# WHAT YOU WILL DO
Copy everything in the listing below word for word, apart from any images.

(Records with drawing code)
===============
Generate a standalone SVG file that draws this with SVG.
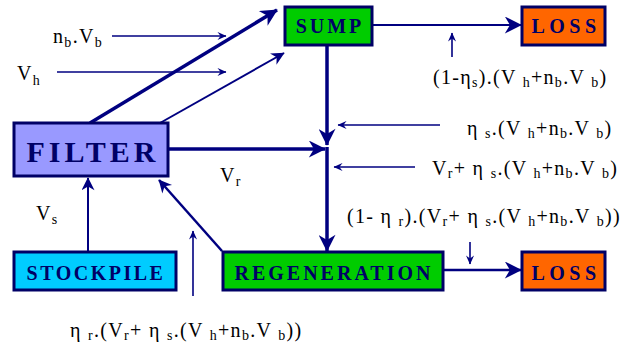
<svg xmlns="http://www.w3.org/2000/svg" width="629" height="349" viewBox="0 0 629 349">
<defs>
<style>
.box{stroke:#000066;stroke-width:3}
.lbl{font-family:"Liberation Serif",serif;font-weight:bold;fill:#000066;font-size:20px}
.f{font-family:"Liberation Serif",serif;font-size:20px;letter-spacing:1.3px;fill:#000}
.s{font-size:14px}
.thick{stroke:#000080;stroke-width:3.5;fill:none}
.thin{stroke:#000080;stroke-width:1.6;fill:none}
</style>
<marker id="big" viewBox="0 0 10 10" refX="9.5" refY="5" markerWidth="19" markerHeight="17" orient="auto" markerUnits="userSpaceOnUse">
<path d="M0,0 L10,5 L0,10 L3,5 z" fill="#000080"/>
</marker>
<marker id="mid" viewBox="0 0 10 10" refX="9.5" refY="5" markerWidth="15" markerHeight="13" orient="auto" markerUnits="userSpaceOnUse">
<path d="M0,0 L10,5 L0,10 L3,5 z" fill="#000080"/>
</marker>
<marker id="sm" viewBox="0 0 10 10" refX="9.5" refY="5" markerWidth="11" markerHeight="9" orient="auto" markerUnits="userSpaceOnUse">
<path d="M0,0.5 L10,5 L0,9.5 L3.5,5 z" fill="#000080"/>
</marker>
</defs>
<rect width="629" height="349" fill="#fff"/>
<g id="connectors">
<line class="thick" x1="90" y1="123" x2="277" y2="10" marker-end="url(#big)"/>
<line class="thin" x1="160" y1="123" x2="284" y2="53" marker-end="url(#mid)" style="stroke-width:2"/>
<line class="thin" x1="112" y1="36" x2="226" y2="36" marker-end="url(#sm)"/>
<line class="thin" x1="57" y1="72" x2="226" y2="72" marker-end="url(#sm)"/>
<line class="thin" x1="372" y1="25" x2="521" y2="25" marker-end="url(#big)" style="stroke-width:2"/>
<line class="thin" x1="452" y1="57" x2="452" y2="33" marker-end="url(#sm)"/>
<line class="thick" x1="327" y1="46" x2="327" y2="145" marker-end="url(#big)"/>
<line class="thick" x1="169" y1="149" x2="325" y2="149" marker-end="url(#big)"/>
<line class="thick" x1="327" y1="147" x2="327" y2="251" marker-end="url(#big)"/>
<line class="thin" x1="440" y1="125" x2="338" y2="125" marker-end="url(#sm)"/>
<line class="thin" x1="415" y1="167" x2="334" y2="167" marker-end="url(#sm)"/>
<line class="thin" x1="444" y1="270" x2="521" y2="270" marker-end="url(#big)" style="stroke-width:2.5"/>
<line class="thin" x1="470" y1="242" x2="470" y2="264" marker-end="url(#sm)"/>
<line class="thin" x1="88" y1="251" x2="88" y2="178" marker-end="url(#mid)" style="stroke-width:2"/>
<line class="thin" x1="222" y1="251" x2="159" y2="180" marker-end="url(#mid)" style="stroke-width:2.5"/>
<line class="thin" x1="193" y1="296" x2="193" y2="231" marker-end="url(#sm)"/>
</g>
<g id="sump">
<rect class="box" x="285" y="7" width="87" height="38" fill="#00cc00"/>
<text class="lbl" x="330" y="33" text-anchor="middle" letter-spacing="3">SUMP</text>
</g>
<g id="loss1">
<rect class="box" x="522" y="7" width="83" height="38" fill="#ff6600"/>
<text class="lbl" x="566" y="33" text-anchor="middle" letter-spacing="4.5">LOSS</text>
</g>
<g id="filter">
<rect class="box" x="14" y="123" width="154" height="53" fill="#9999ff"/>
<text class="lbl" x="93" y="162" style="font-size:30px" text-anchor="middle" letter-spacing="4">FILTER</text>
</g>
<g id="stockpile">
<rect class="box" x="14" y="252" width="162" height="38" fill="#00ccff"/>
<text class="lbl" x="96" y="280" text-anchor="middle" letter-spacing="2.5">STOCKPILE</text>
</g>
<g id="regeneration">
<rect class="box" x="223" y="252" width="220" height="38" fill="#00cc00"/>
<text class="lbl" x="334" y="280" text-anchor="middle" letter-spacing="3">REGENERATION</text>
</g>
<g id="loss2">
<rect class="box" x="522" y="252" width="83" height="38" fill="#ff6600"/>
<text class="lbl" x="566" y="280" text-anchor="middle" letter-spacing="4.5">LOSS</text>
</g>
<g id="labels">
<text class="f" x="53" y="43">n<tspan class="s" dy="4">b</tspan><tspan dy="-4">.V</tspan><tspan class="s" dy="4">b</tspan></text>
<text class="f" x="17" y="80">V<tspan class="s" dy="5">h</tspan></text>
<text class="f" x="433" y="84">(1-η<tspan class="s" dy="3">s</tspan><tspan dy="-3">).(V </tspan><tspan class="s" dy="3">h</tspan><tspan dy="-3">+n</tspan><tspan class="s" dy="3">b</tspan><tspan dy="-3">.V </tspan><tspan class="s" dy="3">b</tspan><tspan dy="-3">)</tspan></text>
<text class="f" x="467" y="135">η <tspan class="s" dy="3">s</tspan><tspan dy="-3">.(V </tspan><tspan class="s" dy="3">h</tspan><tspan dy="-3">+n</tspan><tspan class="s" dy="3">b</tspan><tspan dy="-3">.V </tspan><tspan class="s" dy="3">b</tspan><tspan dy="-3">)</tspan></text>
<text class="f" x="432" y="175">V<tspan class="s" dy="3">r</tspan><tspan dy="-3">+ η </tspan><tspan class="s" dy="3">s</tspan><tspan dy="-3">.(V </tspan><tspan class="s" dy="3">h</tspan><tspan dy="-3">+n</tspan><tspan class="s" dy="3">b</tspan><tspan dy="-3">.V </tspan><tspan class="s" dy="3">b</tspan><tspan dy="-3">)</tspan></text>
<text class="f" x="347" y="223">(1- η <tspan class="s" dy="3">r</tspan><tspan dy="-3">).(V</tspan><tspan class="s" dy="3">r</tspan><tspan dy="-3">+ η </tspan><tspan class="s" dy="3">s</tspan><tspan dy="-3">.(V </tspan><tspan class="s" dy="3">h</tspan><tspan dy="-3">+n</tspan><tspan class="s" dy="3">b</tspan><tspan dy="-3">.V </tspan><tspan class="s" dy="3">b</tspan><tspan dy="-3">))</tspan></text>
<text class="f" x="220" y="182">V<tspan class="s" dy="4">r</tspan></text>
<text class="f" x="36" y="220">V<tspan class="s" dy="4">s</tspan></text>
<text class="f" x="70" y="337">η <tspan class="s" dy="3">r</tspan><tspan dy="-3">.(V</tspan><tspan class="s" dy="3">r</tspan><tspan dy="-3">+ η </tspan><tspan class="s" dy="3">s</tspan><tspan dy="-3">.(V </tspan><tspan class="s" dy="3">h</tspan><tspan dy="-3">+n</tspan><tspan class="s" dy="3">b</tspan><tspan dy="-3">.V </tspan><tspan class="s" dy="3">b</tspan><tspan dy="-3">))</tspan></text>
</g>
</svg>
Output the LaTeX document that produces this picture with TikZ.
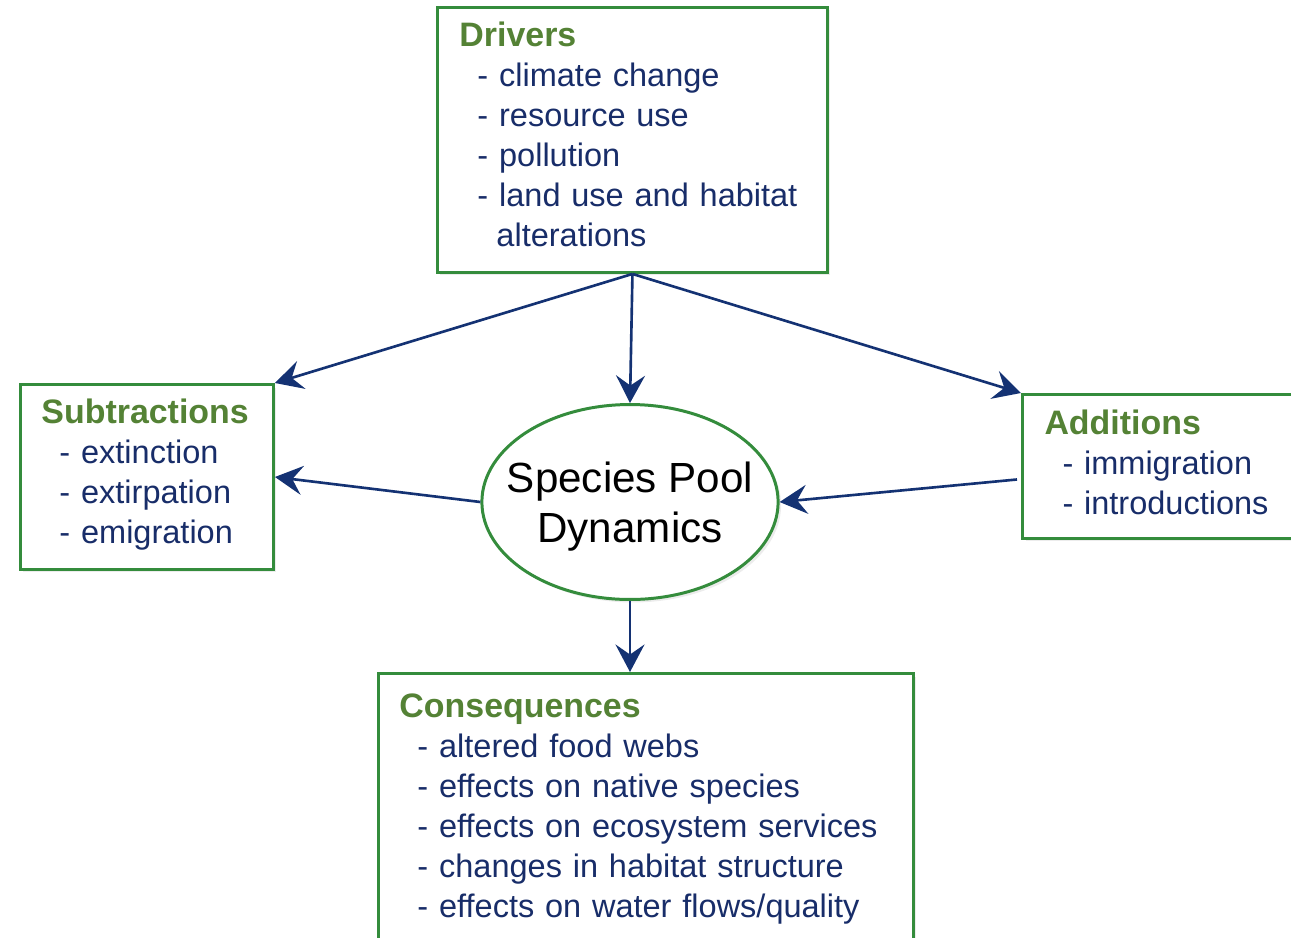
===============
# ANSWER BELOW
Generate a standalone SVG file that draws this with SVG.
<svg xmlns="http://www.w3.org/2000/svg" width="629" height="349" viewBox="0 0 629 349">
<defs>
<style>
.box{stroke:#000066;stroke-width:3}
.lbl{font-family:"Liberation Serif",serif;font-weight:bold;fill:#000066;font-size:20px}
.f{font-family:"Liberation Serif",serif;font-size:20px;letter-spacing:1.3px;fill:#000}
.s{font-size:14px}
.thick{stroke:#000080;stroke-width:3.5;fill:none}
.thin{stroke:#000080;stroke-width:1.6;fill:none}
</style>
<marker id="big" viewBox="0 0 10 10" refX="9.5" refY="5" markerWidth="19" markerHeight="17" orient="auto" markerUnits="userSpaceOnUse">
<path d="M0,0 L10,5 L0,10 L3,5 z" fill="#000080"/>
</marker>
<marker id="mid" viewBox="0 0 10 10" refX="9.5" refY="5" markerWidth="15" markerHeight="13" orient="auto" markerUnits="userSpaceOnUse">
<path d="M0,0 L10,5 L0,10 L3,5 z" fill="#000080"/>
</marker>
<marker id="sm" viewBox="0 0 10 10" refX="9.5" refY="5" markerWidth="11" markerHeight="9" orient="auto" markerUnits="userSpaceOnUse">
<path d="M0,0.5 L10,5 L0,9.5 L3.5,5 z" fill="#000080"/>
</marker>
</defs>
<rect width="629" height="349" fill="#fff"/>
<g id="connectors">
<line class="thick" x1="90" y1="123" x2="277" y2="10" marker-end="url(#big)"/>
<line class="thin" x1="160" y1="123" x2="284" y2="53" marker-end="url(#mid)" style="stroke-width:2"/>
<line class="thin" x1="112" y1="36" x2="226" y2="36" marker-end="url(#sm)"/>
<line class="thin" x1="57" y1="72" x2="226" y2="72" marker-end="url(#sm)"/>
<line class="thin" x1="372" y1="25" x2="521" y2="25" marker-end="url(#big)" style="stroke-width:2"/>
<line class="thin" x1="452" y1="57" x2="452" y2="33" marker-end="url(#sm)"/>
<line class="thick" x1="327" y1="46" x2="327" y2="145" marker-end="url(#big)"/>
<line class="thick" x1="169" y1="149" x2="325" y2="149" marker-end="url(#big)"/>
<line class="thick" x1="327" y1="147" x2="327" y2="251" marker-end="url(#big)"/>
<line class="thin" x1="440" y1="125" x2="338" y2="125" marker-end="url(#sm)"/>
<line class="thin" x1="415" y1="167" x2="334" y2="167" marker-end="url(#sm)"/>
<line class="thin" x1="444" y1="270" x2="521" y2="270" marker-end="url(#big)" style="stroke-width:2.5"/>
<line class="thin" x1="470" y1="242" x2="470" y2="264" marker-end="url(#sm)"/>
<line class="thin" x1="88" y1="251" x2="88" y2="178" marker-end="url(#mid)" style="stroke-width:2"/>
<line class="thin" x1="222" y1="251" x2="159" y2="180" marker-end="url(#mid)" style="stroke-width:2.5"/>
<line class="thin" x1="193" y1="296" x2="193" y2="231" marker-end="url(#sm)"/>
</g>
<g id="sump">
<rect class="box" x="285" y="7" width="87" height="38" fill="#00cc00"/>
<text class="lbl" x="330" y="33" text-anchor="middle" letter-spacing="3">SUMP</text>
</g>
<g id="loss1">
<rect class="box" x="522" y="7" width="83" height="38" fill="#ff6600"/>
<text class="lbl" x="566" y="33" text-anchor="middle" letter-spacing="4.5">LOSS</text>
</g>
<g id="filter">
<rect class="box" x="14" y="123" width="154" height="53" fill="#9999ff"/>
<text class="lbl" x="93" y="162" style="font-size:30px" text-anchor="middle" letter-spacing="4">FILTER</text>
</g>
<g id="stockpile">
<rect class="box" x="14" y="252" width="162" height="38" fill="#00ccff"/>
<text class="lbl" x="96" y="280" text-anchor="middle" letter-spacing="2.5">STOCKPILE</text>
</g>
<g id="regeneration">
<rect class="box" x="223" y="252" width="220" height="38" fill="#00cc00"/>
<text class="lbl" x="334" y="280" text-anchor="middle" letter-spacing="3">REGENERATION</text>
</g>
<g id="loss2">
<rect class="box" x="522" y="252" width="83" height="38" fill="#ff6600"/>
<text class="lbl" x="566" y="280" text-anchor="middle" letter-spacing="4.5">LOSS</text>
</g>
<g id="labels">
<text class="f" x="53" y="43">n<tspan class="s" dy="4">b</tspan><tspan dy="-4">.V</tspan><tspan class="s" dy="4">b</tspan></text>
<text class="f" x="17" y="80">V<tspan class="s" dy="5">h</tspan></text>
<text class="f" x="433" y="84">(1-η<tspan class="s" dy="3">s</tspan><tspan dy="-3">).(V </tspan><tspan class="s" dy="3">h</tspan><tspan dy="-3">+n</tspan><tspan class="s" dy="3">b</tspan><tspan dy="-3">.V </tspan><tspan class="s" dy="3">b</tspan><tspan dy="-3">)</tspan></text>
<text class="f" x="467" y="135">η <tspan class="s" dy="3">s</tspan><tspan dy="-3">.(V </tspan><tspan class="s" dy="3">h</tspan><tspan dy="-3">+n</tspan><tspan class="s" dy="3">b</tspan><tspan dy="-3">.V </tspan><tspan class="s" dy="3">b</tspan><tspan dy="-3">)</tspan></text>
<text class="f" x="432" y="175">V<tspan class="s" dy="3">r</tspan><tspan dy="-3">+ η </tspan><tspan class="s" dy="3">s</tspan><tspan dy="-3">.(V </tspan><tspan class="s" dy="3">h</tspan><tspan dy="-3">+n</tspan><tspan class="s" dy="3">b</tspan><tspan dy="-3">.V </tspan><tspan class="s" dy="3">b</tspan><tspan dy="-3">)</tspan></text>
<text class="f" x="347" y="223">(1- η <tspan class="s" dy="3">r</tspan><tspan dy="-3">).(V</tspan><tspan class="s" dy="3">r</tspan><tspan dy="-3">+ η </tspan><tspan class="s" dy="3">s</tspan><tspan dy="-3">.(V </tspan><tspan class="s" dy="3">h</tspan><tspan dy="-3">+n</tspan><tspan class="s" dy="3">b</tspan><tspan dy="-3">.V </tspan><tspan class="s" dy="3">b</tspan><tspan dy="-3">))</tspan></text>
<text class="f" x="220" y="182">V<tspan class="s" dy="4">r</tspan></text>
<text class="f" x="36" y="220">V<tspan class="s" dy="4">s</tspan></text>
<text class="f" x="70" y="337">η <tspan class="s" dy="3">r</tspan><tspan dy="-3">.(V</tspan><tspan class="s" dy="3">r</tspan><tspan dy="-3">+ η </tspan><tspan class="s" dy="3">s</tspan><tspan dy="-3">.(V </tspan><tspan class="s" dy="3">h</tspan><tspan dy="-3">+n</tspan><tspan class="s" dy="3">b</tspan><tspan dy="-3">.V </tspan><tspan class="s" dy="3">b</tspan><tspan dy="-3">))</tspan></text>
</g>
</svg>
Output the LaTeX document that produces this picture with TikZ.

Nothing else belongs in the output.